The book was published by Wairarapa Archive, in association with Fraser Book.
review by Jan
Image used with permission
The title of this picture book sums the message of the story up. This story is told through the eyes of a young boy, Tyson and begins with his reluctance to attend the Anzac Dawn Parade because for him it is all about celebrating war. But after talking with his whānau he realises he doesn’t have the full story and begins to see another side of the story about the importance of this day. Come dawn the next morning, he attends the Parade with his mum and Koro and stood in remembrance of those who died.
Elspeth Alix Batt’s pen and wash illustrations work well for the time periods of the story with every page linked to ANZAC poppies by using their colour. The red against a sombre grey background at the dawn ceremony emphasises the solemn occasion.

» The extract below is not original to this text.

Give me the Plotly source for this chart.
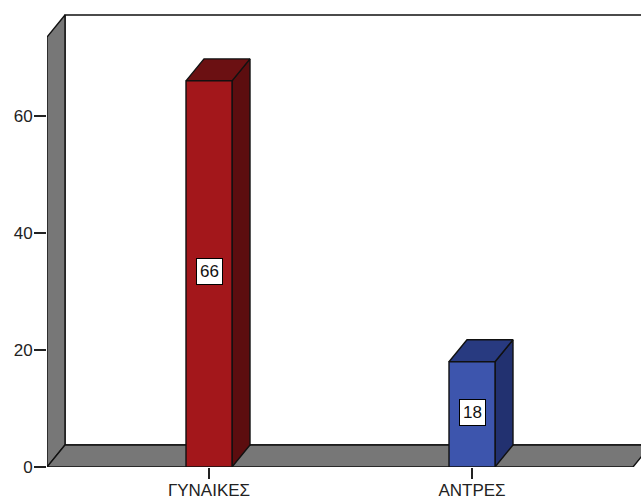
import plotly.graph_objects as go

# Data
categories = ["ΓΥΝΑΙΚΕΣ", "ΑΝΤΡΕΣ"]
counts = [66, 18]
y_ticks = [0, 20, 40, 60]

# Styling
front_colors = ["#A3171B", "#3D55AD"]
top_colors = ["#6B1012", "#283A80"]
side_colors = ["#5C0D0F", "#223170"]
wall_gray = "#777777"
edge = "#111111"
font_family = "Arial, Liberation Sans"

W, H = 641, 499
ml, mb = 47, 32
plot_w, plot_h = W - ml, H - mb
px_per_val = 5.85          # vertical pixels per count unit
px_per_cat = 263.0         # horizontal pixels between categories
first_cat_px = 209.0

x_min = -(first_cat_px - ml) / px_per_cat
x_max = x_min + plot_w / px_per_cat
y_max = plot_h / px_per_val

# 3D depth offsets in axis units
dx = 18 / px_per_cat
dy = 22 / px_per_val
bar_w = 46 / px_per_cat
wall_top = 73.5
floor_right = x_min + (633 - ml) / px_per_cat

fig = go.Figure()


def poly(xs, ys, fill, lw=1.4):
    fig.add_trace(go.Scatter(
        x=xs + [xs[0]], y=ys + [ys[0]], mode="lines", fill="toself",
        fillcolor=fill, line=dict(color=edge, width=lw),
        hoverinfo="skip", showlegend=False))


# back wall
poly([x_min + dx, x_min + dx, x_max + 1, x_max + 1],
     [dy, wall_top + dy, wall_top + dy, dy], "white")
# left wall
poly([x_min, x_min + dx, x_min + dx, x_min],
     [0, dy, wall_top + dy, wall_top], wall_gray)
# floor
poly([x_min, x_min + dx, floor_right + dx, floor_right],
     [0, dy, dy, 0], wall_gray)

# bars: side, top, then front face
for i, v in enumerate(counts):
    l, r = i - bar_w / 2, i + bar_w / 2
    poly([r, r, r + dx, r + dx], [0, v, v + dy, dy], side_colors[i])
    poly([l, l + dx, r + dx, r], [v, v + dy, v + dy, v], top_colors[i])
    poly([l, l, r, r], [0, v, v, 0], front_colors[i])

# value labels
for i, v in enumerate(counts):
    fig.add_annotation(
        x=i, y=v / 2 + 0.4, text=str(v), showarrow=False,
        font=dict(family=font_family, size=17, color="#111111"),
        bgcolor="white", bordercolor="black", borderwidth=1, borderpad=3)

fig.update_layout(
    width=W, height=H,
    margin=dict(l=ml, r=0, t=0, b=mb),
    paper_bgcolor="white", plot_bgcolor="white",
    font=dict(family=font_family, size=17, color="#222222"),
    xaxis=dict(range=[x_min, x_max], tickvals=list(range(len(categories))),
               ticktext=categories, ticks="outside", ticklen=11,
               tickcolor="#222222", tickwidth=1.5, showgrid=False,
               zeroline=False, showline=False, fixedrange=True,
               ticklabelstandoff=-3),
    yaxis=dict(range=[0, y_max], tickvals=y_ticks, ticks="outside",
               ticklen=12, tickcolor="#222222", tickwidth=1.5,
               showgrid=False, zeroline=False, showline=False,
               fixedrange=True, ticklabelstandoff=-2),
)

fig.write_html("out.html")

This book is also available in English. The te reo Māori version was shortlisted in SLANZA Te Kura Pounamu awards 2012. The late Katerina Mataira won the Te Rōpū Whakahau award Te Tohu Pounamu 2012 for her translation of this book.
review by Alice
Image by striatic
This treasure of a legend that previously was only known to a few, has been bought to life by Moira Wairama in her book Ngā Taniwha i te Whanga-nui-a-Tara.
This picture book retells the legend of Whataitai and Ngake, two taniwha whose bid for freedom from their lake shaped the current landscape of Wellington harbour.
Open the book and Bruce Potter’s vivid, imaginative illustrations quickly pull yopu in. The use of different size text and the way the words dance across the page and interact with the illustrations create a riveting read in te reo Māori. The landscape format fits the story well, allowing panoramic and large as life views on the double spread pages. This legend will appeal to a wide age group from primary aged students to adults.
This book was awarded the SLANZA Kura Pounamu book award 2012 and the Te Rōpū Whakahau - Te Tohu Taurapa for the best picture book in te reo Māori.
This book is also available in English under the title The taniwha of Wellington Harbour.
review by Alice
Image used with permission
Zara is lying in a coma, critically injured in the motor cycle accident that killed her brother Jem. In her subconscious state she constantly replays parts of her life. She can hear what those around her are saying, but is unable to respond.
The plot has three aspects – the accident and resulting trauma, Zara’s subconscious search for her dead brother in the blurry world of his favourite comic, and the hidden secret of what happened when she was kidnapped when a young child.
Elizabeth Pulford varies the font according to whether we are listening to the voices of family and friends or to Zara in flashback mode or to her scary adventures as she tries to find her brother, and Angus Gomes’ graphic novel style illustrations support the narrative perfectly.